- _Data entries_:

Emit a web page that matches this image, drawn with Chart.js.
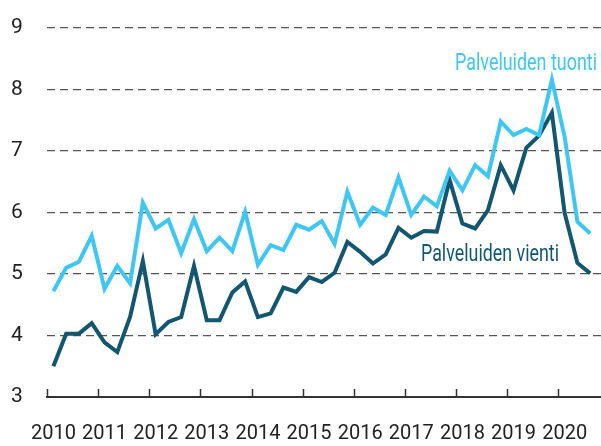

--

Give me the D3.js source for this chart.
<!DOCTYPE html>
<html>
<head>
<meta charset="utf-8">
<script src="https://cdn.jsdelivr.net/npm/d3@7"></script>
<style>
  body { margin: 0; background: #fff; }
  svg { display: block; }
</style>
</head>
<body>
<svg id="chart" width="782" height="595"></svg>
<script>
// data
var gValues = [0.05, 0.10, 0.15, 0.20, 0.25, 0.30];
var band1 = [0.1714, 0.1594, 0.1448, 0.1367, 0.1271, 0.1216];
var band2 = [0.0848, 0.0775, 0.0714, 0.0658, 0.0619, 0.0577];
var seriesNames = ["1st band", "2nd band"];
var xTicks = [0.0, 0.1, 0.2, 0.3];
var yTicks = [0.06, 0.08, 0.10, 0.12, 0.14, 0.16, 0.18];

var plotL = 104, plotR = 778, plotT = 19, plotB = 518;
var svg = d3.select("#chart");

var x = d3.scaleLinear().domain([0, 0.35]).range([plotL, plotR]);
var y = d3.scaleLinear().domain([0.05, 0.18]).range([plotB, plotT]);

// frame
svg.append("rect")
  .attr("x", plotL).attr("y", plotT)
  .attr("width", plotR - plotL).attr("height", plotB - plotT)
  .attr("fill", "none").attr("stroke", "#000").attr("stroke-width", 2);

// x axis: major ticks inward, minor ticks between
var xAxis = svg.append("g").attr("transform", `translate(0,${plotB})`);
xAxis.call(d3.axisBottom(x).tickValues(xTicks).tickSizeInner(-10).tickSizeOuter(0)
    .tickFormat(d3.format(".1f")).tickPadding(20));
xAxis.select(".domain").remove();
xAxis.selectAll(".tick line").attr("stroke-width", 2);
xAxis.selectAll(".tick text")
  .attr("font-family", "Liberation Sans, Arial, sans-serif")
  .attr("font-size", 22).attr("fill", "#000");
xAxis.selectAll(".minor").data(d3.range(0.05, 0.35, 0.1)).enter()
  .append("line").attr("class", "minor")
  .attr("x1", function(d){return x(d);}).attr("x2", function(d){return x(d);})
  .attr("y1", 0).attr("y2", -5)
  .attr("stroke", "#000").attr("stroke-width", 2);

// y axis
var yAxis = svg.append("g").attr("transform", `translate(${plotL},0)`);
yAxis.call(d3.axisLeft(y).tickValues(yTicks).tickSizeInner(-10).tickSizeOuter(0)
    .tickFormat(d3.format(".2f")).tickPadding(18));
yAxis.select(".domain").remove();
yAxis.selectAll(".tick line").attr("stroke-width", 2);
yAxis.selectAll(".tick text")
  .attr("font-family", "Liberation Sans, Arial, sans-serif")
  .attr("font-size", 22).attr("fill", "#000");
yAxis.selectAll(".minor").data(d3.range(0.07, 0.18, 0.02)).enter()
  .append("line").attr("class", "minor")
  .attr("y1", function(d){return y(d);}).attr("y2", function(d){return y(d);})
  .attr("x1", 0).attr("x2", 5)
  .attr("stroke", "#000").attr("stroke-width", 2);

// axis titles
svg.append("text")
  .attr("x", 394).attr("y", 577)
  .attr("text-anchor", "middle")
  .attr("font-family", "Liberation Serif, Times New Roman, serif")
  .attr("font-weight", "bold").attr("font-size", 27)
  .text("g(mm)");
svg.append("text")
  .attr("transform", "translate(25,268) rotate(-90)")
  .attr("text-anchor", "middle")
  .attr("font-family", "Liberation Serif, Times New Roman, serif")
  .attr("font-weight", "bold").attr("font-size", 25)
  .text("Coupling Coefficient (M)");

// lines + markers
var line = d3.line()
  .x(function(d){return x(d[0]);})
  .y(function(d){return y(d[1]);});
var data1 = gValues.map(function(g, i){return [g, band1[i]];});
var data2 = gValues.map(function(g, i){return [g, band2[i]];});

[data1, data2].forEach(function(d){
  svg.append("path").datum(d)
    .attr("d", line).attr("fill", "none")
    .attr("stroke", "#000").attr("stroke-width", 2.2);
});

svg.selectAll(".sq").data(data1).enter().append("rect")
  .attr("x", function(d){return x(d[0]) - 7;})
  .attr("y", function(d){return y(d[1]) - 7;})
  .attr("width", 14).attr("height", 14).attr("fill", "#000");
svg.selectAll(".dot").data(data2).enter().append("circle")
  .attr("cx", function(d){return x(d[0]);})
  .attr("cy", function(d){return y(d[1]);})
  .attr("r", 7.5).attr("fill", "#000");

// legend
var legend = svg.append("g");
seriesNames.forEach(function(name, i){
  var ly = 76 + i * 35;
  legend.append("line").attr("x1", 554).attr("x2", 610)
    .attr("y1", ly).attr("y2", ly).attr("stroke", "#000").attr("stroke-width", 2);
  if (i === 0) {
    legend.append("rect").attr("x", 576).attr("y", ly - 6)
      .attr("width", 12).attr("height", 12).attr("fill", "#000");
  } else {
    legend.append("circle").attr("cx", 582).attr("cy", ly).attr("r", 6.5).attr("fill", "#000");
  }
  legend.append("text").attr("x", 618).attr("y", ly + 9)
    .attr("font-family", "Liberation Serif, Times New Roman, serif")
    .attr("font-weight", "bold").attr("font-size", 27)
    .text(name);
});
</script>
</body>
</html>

...

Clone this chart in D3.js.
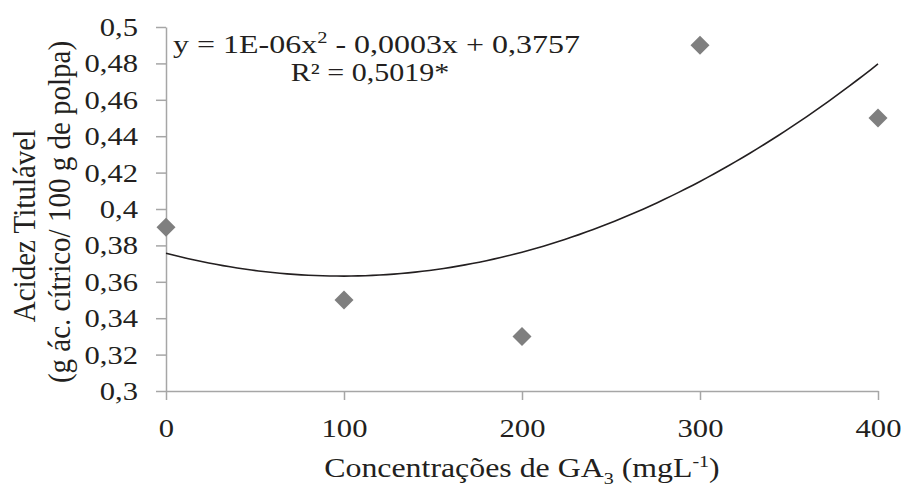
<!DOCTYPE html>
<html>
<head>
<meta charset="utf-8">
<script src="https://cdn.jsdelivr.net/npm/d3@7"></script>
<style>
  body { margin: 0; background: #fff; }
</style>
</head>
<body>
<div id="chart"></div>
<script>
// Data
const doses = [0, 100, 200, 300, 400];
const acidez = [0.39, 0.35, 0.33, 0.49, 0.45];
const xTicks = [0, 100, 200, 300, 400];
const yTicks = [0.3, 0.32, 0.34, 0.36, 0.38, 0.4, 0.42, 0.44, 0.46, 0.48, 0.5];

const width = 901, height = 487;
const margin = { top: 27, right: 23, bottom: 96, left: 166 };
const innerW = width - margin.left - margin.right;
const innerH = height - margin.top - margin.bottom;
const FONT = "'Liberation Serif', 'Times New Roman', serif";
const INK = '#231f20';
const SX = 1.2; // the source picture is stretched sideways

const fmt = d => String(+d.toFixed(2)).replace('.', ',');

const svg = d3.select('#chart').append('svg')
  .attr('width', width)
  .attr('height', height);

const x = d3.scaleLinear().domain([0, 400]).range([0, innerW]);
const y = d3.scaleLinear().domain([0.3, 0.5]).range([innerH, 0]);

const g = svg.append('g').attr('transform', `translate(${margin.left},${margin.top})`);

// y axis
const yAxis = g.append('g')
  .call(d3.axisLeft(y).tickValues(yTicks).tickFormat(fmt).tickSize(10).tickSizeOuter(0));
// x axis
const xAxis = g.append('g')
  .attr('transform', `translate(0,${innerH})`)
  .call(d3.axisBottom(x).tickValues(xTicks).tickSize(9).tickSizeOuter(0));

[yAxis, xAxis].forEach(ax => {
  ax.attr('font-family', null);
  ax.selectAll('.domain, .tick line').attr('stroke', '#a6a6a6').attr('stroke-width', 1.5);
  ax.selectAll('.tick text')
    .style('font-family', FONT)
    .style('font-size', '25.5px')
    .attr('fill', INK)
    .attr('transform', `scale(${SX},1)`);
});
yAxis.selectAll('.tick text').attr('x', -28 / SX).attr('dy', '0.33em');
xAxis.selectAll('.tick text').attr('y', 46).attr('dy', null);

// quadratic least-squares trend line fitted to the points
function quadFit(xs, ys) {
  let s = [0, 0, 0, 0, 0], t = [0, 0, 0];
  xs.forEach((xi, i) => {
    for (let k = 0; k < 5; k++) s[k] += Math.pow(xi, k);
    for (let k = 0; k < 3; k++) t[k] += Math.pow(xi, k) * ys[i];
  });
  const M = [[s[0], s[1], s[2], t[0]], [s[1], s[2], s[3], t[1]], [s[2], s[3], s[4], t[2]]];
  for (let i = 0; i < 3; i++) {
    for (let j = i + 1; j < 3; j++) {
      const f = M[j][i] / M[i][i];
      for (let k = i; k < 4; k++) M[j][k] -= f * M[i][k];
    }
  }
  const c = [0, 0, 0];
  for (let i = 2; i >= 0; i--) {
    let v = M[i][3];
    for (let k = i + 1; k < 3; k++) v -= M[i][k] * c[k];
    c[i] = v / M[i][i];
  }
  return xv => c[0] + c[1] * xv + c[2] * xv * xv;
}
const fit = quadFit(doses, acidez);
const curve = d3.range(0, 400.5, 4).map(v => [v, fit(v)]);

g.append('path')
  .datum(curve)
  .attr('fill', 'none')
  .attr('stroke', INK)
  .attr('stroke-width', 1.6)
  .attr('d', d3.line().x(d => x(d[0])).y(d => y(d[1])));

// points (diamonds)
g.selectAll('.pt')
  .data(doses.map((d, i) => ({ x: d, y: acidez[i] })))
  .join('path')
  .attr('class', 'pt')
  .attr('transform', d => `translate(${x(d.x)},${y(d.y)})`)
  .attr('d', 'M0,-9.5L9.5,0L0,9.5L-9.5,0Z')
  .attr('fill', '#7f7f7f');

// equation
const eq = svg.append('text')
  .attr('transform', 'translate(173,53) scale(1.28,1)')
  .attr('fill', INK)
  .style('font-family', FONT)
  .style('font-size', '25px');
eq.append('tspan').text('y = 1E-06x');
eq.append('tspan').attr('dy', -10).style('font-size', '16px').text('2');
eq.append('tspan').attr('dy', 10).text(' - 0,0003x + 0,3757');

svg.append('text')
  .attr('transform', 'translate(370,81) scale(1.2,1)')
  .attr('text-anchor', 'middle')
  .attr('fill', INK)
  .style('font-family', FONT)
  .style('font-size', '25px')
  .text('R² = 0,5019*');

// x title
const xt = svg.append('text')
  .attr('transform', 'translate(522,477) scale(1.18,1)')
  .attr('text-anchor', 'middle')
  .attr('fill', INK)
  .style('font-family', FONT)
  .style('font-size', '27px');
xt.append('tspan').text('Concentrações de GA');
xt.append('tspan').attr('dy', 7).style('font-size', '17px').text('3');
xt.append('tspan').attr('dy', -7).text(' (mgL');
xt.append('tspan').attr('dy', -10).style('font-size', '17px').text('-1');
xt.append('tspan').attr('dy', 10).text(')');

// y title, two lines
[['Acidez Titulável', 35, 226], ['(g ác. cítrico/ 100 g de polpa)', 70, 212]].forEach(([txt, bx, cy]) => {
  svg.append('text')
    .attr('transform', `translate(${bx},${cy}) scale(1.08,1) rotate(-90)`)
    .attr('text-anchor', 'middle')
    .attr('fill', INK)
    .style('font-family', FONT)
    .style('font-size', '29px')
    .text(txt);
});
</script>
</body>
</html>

- _Task brief_: Everything from the line that contains "Clone this chart in D3.js." down to the line that contains "xAxis.selectAll('.tick text').attr('y', 46).attr('dy', null);" should be written out exactly, end lines too, minus the pictures.

- _Task solution_:
Clone this chart in D3.js.
<!DOCTYPE html>
<html>
<head>
<meta charset="utf-8">
<script src="https://cdn.jsdelivr.net/npm/d3@7"></script>
<style>
  body { margin: 0; background: #fff; }
</style>
</head>
<body>
<div id="chart"></div>
<script>
// Data
const doses = [0, 100, 200, 300, 400];
const acidez = [0.39, 0.35, 0.33, 0.49, 0.45];
const xTicks = [0, 100, 200, 300, 400];
const yTicks = [0.3, 0.32, 0.34, 0.36, 0.38, 0.4, 0.42, 0.44, 0.46, 0.48, 0.5];

const width = 901, height = 487;
const margin = { top: 27, right: 23, bottom: 96, left: 166 };
const innerW = width - margin.left - margin.right;
const innerH = height - margin.top - margin.bottom;
const FONT = "'Liberation Serif', 'Times New Roman', serif";
const INK = '#231f20';
const SX = 1.2; // the source picture is stretched sideways

const fmt = d => String(+d.toFixed(2)).replace('.', ',');

const svg = d3.select('#chart').append('svg')
  .attr('width', width)
  .attr('height', height);

const x = d3.scaleLinear().domain([0, 400]).range([0, innerW]);
const y = d3.scaleLinear().domain([0.3, 0.5]).range([innerH, 0]);

const g = svg.append('g').attr('transform', `translate(${margin.left},${margin.top})`);

// y axis
const yAxis = g.append('g')
  .call(d3.axisLeft(y).tickValues(yTicks).tickFormat(fmt).tickSize(10).tickSizeOuter(0));
// x axis
const xAxis = g.append('g')
  .attr('transform', `translate(0,${innerH})`)
  .call(d3.axisBottom(x).tickValues(xTicks).tickSize(9).tickSizeOuter(0));

[yAxis, xAxis].forEach(ax => {
  ax.attr('font-family', null);
  ax.selectAll('.domain, .tick line').attr('stroke', '#a6a6a6').attr('stroke-width', 1.5);
  ax.selectAll('.tick text')
    .style('font-family', FONT)
    .style('font-size', '25.5px')
    .attr('fill', INK)
    .attr('transform', `scale(${SX},1)`);
});
yAxis.selectAll('.tick text').attr('x', -28 / SX).attr('dy', '0.33em');
xAxis.selectAll('.tick text').attr('y', 46).attr('dy', null);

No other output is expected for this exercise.